Renz found his first good Meg tooth while snorkeling in a Central Florida stream nearly a decade ago. He was looking for dugong bones when he saw something black in the sand. It was a tooth, 2 inches long. What made it even more significant was the hole that had been drilled through the top.

An ancient Floridian, sometime in the last 12,000 years, had found the tooth and probably worn it around his neck. That was the ancient Floridian's moment: perhaps the pendant gave him pleasure. And strength. Then he died and was buried and the tooth was lost and waited at the bottom of the stream for a modern man to come along for his own moment.

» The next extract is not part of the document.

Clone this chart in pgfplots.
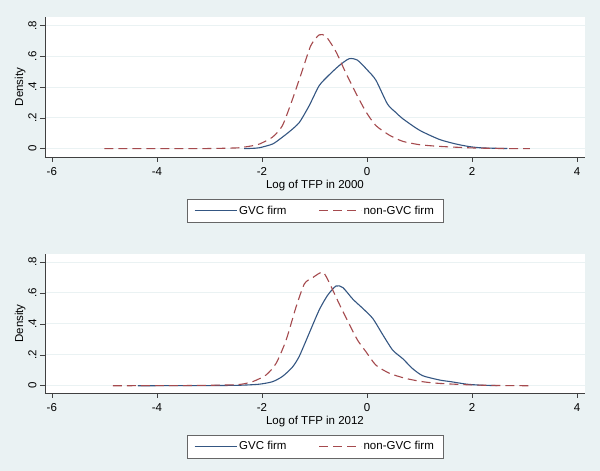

He's hoping his group of river waders will strike it rich, too. Most of Renz's clients -- they include a couple of vacationing mail carriers and a shell guide from Sanibel -- take a break for lunch. But a few of the college students, youthful energy boiling off of them like fog, keep at it.

"YES! YES! YES!"

You can hear Matthew Sokoloski's screams up and down the river. In his trembling hand is a big black tooth.

"A perfect Meg specimen," shouts Renz, just as thrilled.

The find prompts another frenzy of river digging.

"YES! YES! YES!"

This time it's his friend, Brooks Tiller, doing the celebrating. He was digging about a foot from his buddy. His Meg tooth is a perfect match.

Both of the men are college seniors in their early 20s. For the next hour they look at each other and laugh and slap palms.

Renz can tell them -- he wrote that poem about it -- that this is their moment, even if they don't realize it.

With Meg teeth in their pockets, they feel don't feel like mortality is waiting around the corner.

They feel like they might just live forever.